Other standards used by several companies have reportedly been developed by industry-specific organizations, such as the Edison Electric Institute’s sustainability reporting template.

Although many commentators and market participants expect third-party assurance of ESG data to become a widely-adopted practice in the mid-to-long-term, only 28 percent of respondents currently provide some form of third-party assurance.

SPLIT OPINIONS ON MANDATORY REPORTING

SEC chair Gary Gensler has asked the SEC staff to develop a mandatory climate risk disclosure rule proposal by the end of the year, and the agency earlier this year sought input on what climate-related disclosure requirements, if any, should look like.

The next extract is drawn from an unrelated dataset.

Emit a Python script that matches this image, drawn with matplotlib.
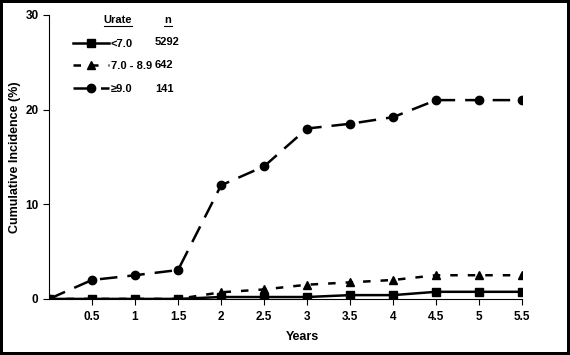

According to CCMC’s research, 84 percent of companies agree that any climate change disclosure rules adopted by the SEC should reflect the differences between industries. Indeed, 61 percent of respondents say the term ESG is subjective and means different things to different companies, making it difficult for regulators to define.

Opinions are evenly split on the idea of the SEC adopting uniform standards for climate change information, with 36 percent of companies supporting and 36 percent opposing the idea.

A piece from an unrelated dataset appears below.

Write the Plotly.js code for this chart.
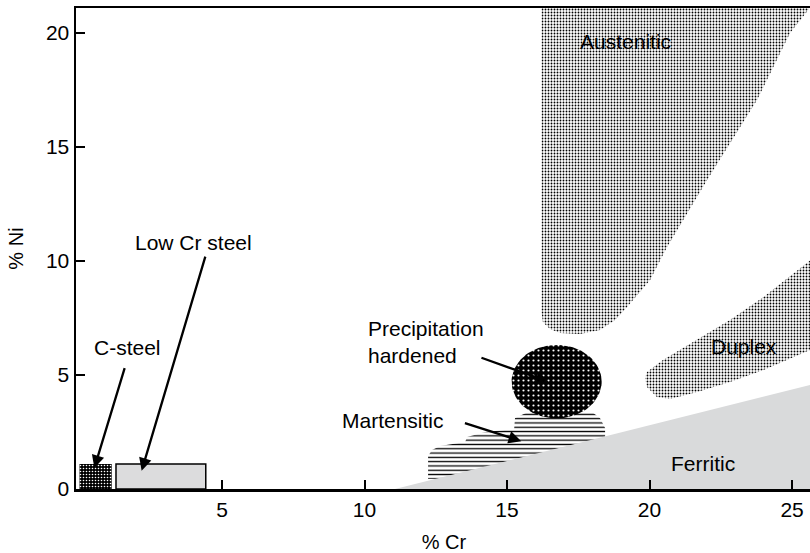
<!DOCTYPE html>
<html>
<head>
<meta charset="utf-8">
<script src="https://cdn.plot.ly/plotly-3.0.1.min.js"></script>
<style>
html,body{margin:0;padding:0;overflow:hidden;background:#fff;}
#chart{width:820px;height:553px;}
</style>
</head>
<body>
<div id="chart"></div>
<script>
// ---- data ----
const xTickVals = [5, 10, 15, 20, 25];
const yTickVals = [0, 5, 10, 15, 20];

// C-steel box
const cSteelX = [0, 1.13, 1.13, 0, 0];
const cSteelY = [0, 0, 1.1, 1.1, 0];
// Low Cr steel box
const lowCrX = [1.28, 4.43, 4.43, 1.28, 1.28];
const lowCrY = [0, 0, 1.1, 1.1, 0];
// Ferritic wedge
const ferriticX = [11.07, 26.0, 26.0, 11.07];
const ferriticY = [0, 4.68, 0, 0];
// Martensitic region (outline)
const martX = [15.74, 17.98, 18.26, 18.44, 18.44, 12.23, 12.23, 12.37, 12.65, 13.53, 13.6, 14.23, 15.25, 15.28, 15.74];
const martY = [3.38, 3.38, 3.11, 2.68, 0.44, 0.44, 1.45, 1.71, 1.89, 2.06, 2.28, 2.5, 2.63, 3.11, 3.38];
// Precipitation hardened ellipse: centre and radii
const precipCenter = [16.74, 4.71];
const precipRadii = [1.58, 1.61];
// Austenitic region (outline)
const austX = [16.21, 25.7, 25.56, 24.93, 23.77, 22.02, 20.61, 20.02, 19.21, 18.79, 18.26, 17.56, 16.86, 16.51, 16.26, 16.21, 16.21];
const austY = [21.5, 21.5, 21.0, 20.0, 17.06, 13.55, 10.61, 9.17, 7.98, 7.41, 6.97, 6.8, 6.84, 7.02, 7.32, 7.76, 21.5];
// Duplex band (outline)
const duplexX = [25.7, 24.0, 22.82, 21.67, 20.47, 19.91, 19.84, 19.91, 20.26, 20.72, 21.67, 22.82, 24.0, 25.7, 25.7];
const duplexY = [10.09, 8.42, 7.41, 6.54, 5.66, 5.13, 4.87, 4.47, 4.04, 3.95, 4.25, 4.69, 5.22, 6.14, 10.09];

// Labels
const labelText = ['Austenitic', 'Duplex', 'Ferritic', 'Martensitic', 'C-steel', 'Low Cr steel'];
const labelX = [19.15, 23.33, 21.88, 11.0, 1.70, 4.0];
const labelY = [19.65, 6.23, 1.1, 3.0, 6.2, 10.8];
const precipLabel = 'Precipitation<br>hardened';
const precipLabelX = 10.04;
const precipLabelY = 6.45;

// Arrows: tail -> head
const arrowTailX = [1.6, 4.43, 14.05, 13.47];
const arrowTailY = [5.37, 10.26, 5.78, 2.91];
const arrowHeadX = [0.52, 2.18, 16.45, 15.5];
const arrowHeadY = [0.92, 0.8, 4.71, 2.1];

// ---- build ----
const FONT = 'Liberation Sans, Arial, Helvetica, sans-serif';

const ellX = [], ellY = [];
for (let i = 0; i <= 120; i++) {
  const t = 2 * Math.PI * i / 120;
  ellX.push(precipCenter[0] + precipRadii[0] * Math.cos(t));
  ellY.push(precipCenter[1] + precipRadii[1] * Math.sin(t));
}

function region(x, y, opts) {
  return Object.assign({
    x: x, y: y, type: 'scatter', mode: 'lines', fill: 'toself',
    hoverinfo: 'skip', showlegend: false
  }, opts);
}

const noLine = {width: 0, color: 'rgba(0,0,0,0)'};
const stipple = {shape: '.', bgcolor: 'white', fgcolor: 'black', size: 3, solidity: 0.3};

const traces = [
  region(martX, martY, {
    line: noLine, fillcolor: 'white',
    fillpattern: {shape: '-', bgcolor: 'white', fgcolor: 'black', size: 4.3, solidity: 0.3}
  }),
  region(ellX, ellY, {
    line: noLine, fillcolor: 'black',
    fillpattern: {shape: '.', bgcolor: 'black', fgcolor: 'white', size: 5, solidity: 0.15}
  }),
  region(ferriticX, ferriticY, {line: noLine, fillcolor: '#d9dadb'}),
  region(austX, austY, {line: noLine, fillcolor: 'white', fillpattern: stipple}),
  region(duplexX, duplexY, {line: noLine, fillcolor: 'white', fillpattern: stipple}),
  region(cSteelX, cSteelY, {
    line: noLine, fillcolor: 'black',
    fillpattern: {shape: '.', bgcolor: 'black', fgcolor: 'white', size: 3, solidity: 0.22}
  }),
  region(lowCrX, lowCrY, {line: {width: 1.5, color: 'black'}, fillcolor: '#dcdcdd'})
];

const annotations = [];
for (let i = 0; i < labelText.length; i++) {
  annotations.push({
    x: labelX[i], y: labelY[i], xref: 'x', yref: 'y', text: labelText[i],
    showarrow: false, xanchor: 'center', yanchor: 'middle',
    font: {family: FONT, size: 21, color: 'black'}
  });
}
annotations.push({
  x: precipLabelX, y: precipLabelY, xref: 'x', yref: 'y', text: precipLabel,
  showarrow: false, xanchor: 'left', yanchor: 'middle', align: 'left',
  font: {family: FONT, size: 21, color: 'black'}
});
for (let i = 0; i < arrowTailX.length; i++) {
  annotations.push({
    x: arrowHeadX[i], y: arrowHeadY[i], xref: 'x', yref: 'y',
    ax: arrowTailX[i], ay: arrowTailY[i], axref: 'x', ayref: 'y',
    text: '', showarrow: true, arrowhead: 2, arrowsize: 1.1, arrowwidth: 2.3,
    arrowcolor: 'black', standoff: 0, startstandoff: 0
  });
}

const layout = {
  width: 820, height: 553,
  margin: {l: 76, r: 8, t: 8, b: 64},
  paper_bgcolor: 'white', plot_bgcolor: 'white',
  font: {family: FONT, size: 21, color: 'black'},
  showlegend: false,
  xaxis: {
    range: [-0.123, 25.70], tickvals: xTickVals, ticktext: xTickVals.map(String),
    ticks: 'inside', ticklen: 9, tickwidth: 2, tickcolor: 'black',
    showline: true, linewidth: 2.5, linecolor: 'black', mirror: true,
    showgrid: false, zeroline: false, automargin: false,
    tickfont: {family: FONT, size: 21, color: 'black'},
    title: {text: '% Cr', font: {family: FONT, size: 20, color: 'black'}, standoff: 16}
  },
  yaxis: {
    range: [0, 21.1], tickvals: yTickVals, ticktext: yTickVals.map(String),
    ticks: 'inside', ticklen: 9, tickwidth: 2, tickcolor: 'black',
    showline: true, linewidth: 2.5, linecolor: 'black', mirror: true,
    showgrid: false, zeroline: false, automargin: false,
    tickfont: {family: FONT, size: 21, color: 'black'},
    title: {text: '% Ni', font: {family: FONT, size: 20, color: 'black'}, standoff: 17}
  },
  annotations: annotations
};

Plotly.newPlot('chart', traces, layout, {displayModeBar: false, staticPlot: true});
</script>
</body>
</html>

Nearly half of companies (43 percent) believe the SEC should adopt a comply-or-explain approach to climate disclosure while 33 percent are opposed.

Opinions are also divided on whether the SEC should mandate uniform climate disclosures. More than a quarter (27 percent) of respondents say the agency should designate one existing standard-setter to establish standards, while 21 percent would support the SEC designating multiple standard setters and 24 percent believe the SEC should develop and maintain the standards directly.

INCREASED COMMUNICATION WITH SHAREHOLDERS

Since the SEC issued its 2010 climate reporting guidance, the majority of companies (59 percent) are disclosing more information regarding climate change. Only 1 percent say they are disclosing less information during than they were a decade ago.

Nearly two-thirds (63 percent) of respondents say they are communicating with their shareholders regarding the evolving risk of climate change.

This engagement is informing the nature of ESG disclosures; 46 percent of respondents say they have increased the level of detail in climate change reporting due to shareholder input and 15 percent have increased their reporting frequency about climate change.